William Shu, Deliveroo founder, in middle

Deliveroo concentrates on affluent cities with a high urban density. Its presence in the UK is particularly expansive, where it operates in cities including London, Oxford, Cambridge, Edinburgh, and Manchester. Deliveroo has also launched in, for example, Dublin, Berlin, Paris, Amsterdam, Brussels, Madrid, and Milan.

The company takes a commission from the restaurant for every sale, and also charges a fee (£2.50 in the UK) from each customer. So far it employs 300 people, and around half of those are located in the UK. While Deliveroo does not declare its financial results, the company reports that the number of daily orders increased by 500% in 2015 – although perhaps that’s unsurprising considering its rapid geographical expansion.

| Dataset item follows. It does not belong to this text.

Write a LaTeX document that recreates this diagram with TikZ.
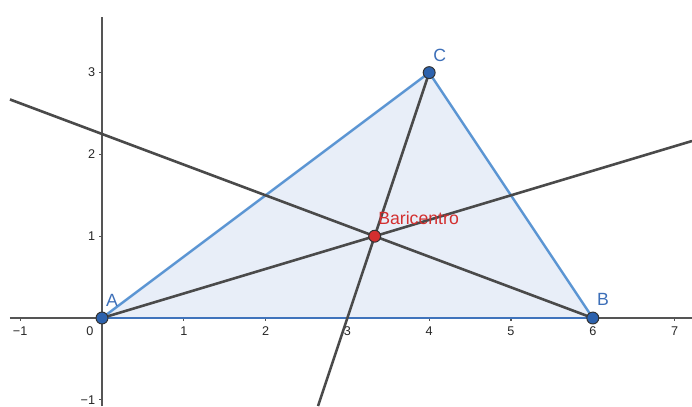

Along with expanding into new markets, Deliveroo also plans to direct the recent funding into advertising; online marketing channels, traditional billboard advertising, and TV ad campaigns. The company is looking to grow its client base and solidify its position against strong competition in an increasingly busy market.

On-demand food market booming

Indeed, while 2012 and 2013 saw $25 million and $46 million invested in food ordering companies respectively, 2014 saw a significant jump to $600 million. In the UK, online orders now account for 40% of all food delivery, a figure significantly up from 8% in 2008. Investors are betting heavily on the market.

German-based Delivery Hero has raised $1.4 billion since launch in 2011. Last year, Belgian online food delivery service Take Eat Easy raised around $6 million in a Series A funding led by Rocket Internet; American grocery delivery service Instacart closed a $220 million funding round; and DoorDash – a start-up founded in 2013 by four Stanford students – is rumoured to be raising funds at a $1 billion valuation. The year before, UK-based Hungry House raised $85 million.

Grubhub’s $192 million IPO and Just Eat’s $2.44 billion IPO, both in 2015, have only added to investor interest which in the third quarter of 2015 alone, saw 74 funding rounds in food delivery technology raise $1.25 billion.

For the moment, competitive does not mean saturated. Food delivery remains one of the most significant markets to be operating predominantly offline: takeaway and food delivery is a $70 billion industry, but $61 billion of that is offline. There is certainly space for innovation. But while investors splash their money around, it’s worth remembering that in a crowded market not everyone is going to win.